THE HALF DECENT FOOTBALL MAGAZINE

Only five years after Montserrat was devastated by a volcano, the Caribbean island is set to contest its first World Cup qualifier. David Austrin reports

The tiny Caribbean island of Montserrat is better known for its volatile volcano than its football, but that could be about to change. On Sunday March 5 Montserrat will make World Cup history when they play the Dominican Republic in their first ever World Cup game.
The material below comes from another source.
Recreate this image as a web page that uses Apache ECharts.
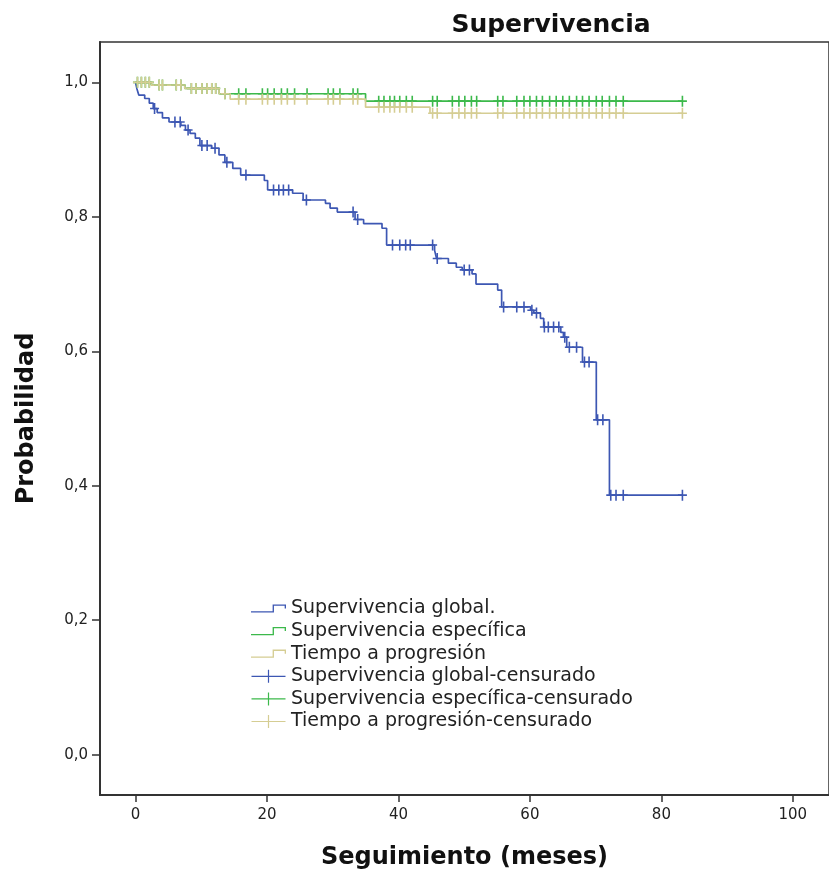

The qualifying match in the Dominican Re­public’s Estadio San Cristobal probably won't go down in the annals of the game as one to remember, but it will be re­markable nevertheless.

Although given its name by Christopher Columbus in 1493, Montserrat was colon­ised by the English and Irish, and it was the latter who first introduced football to the island, kicking a pig’s bladder about in the late 1800s.

A century later, and Mont­serrat affiliated to FIFA and Concacaf in 1996. Before they had a chance to erupt onto the international scene, the Soufriere Hills volcano beat them to it. As Montserrat Football Association spokesman James Wright-Junior says, “everybody’s focus was on the volcano” and thoughts of international football faded.

It sprung to life in Dec­ember 1995, after lying dormant for four centuries. Then in June 1997 it re-erupted, devastating the island. The capital Plymouth was destroyed and many Mont-serratians left for Bri­tain or neighbouring islands. Activity at the volcano continues and it is still regarded as dangerous. Of the 11,000 people who had been living on the island before the first eruption in 1995, fewer than 3,000 remain. Given these circumstances, it’s no small wonder that Montserrat are able to enter the World Cup for the first time.

The man asked to orchestrate their World Cup 2002 qualifying campaign is Knut auf dem Berge, a German who played for Hertha Berlin before travelling the world as a coach. Knut has been in the job barely two months and has had to hold trials both sides of the Atlantic. The London-based Monsterrat Com­munity Support Trust have put out the call out to attract more British-based Montserratians to the cause (if you are eligible and think you can play, give the Trust a call on 020 7254 5766). When the squad gets together in the Caribbean, about ten players from Britain will join 20 from the island itself.

Knut’s first test against the Dominican Republic will be a stiff one. FIFA’s latest international rankings place Montserrat second bottom in 201st place, so the only way is up. If they can overcome the Dominican Republic over two legs (the return leg on March 19 will have to be played in Antigua because Montserrat’s only acceptable venue was damaged by the volcano) that might happen sooner rather than later.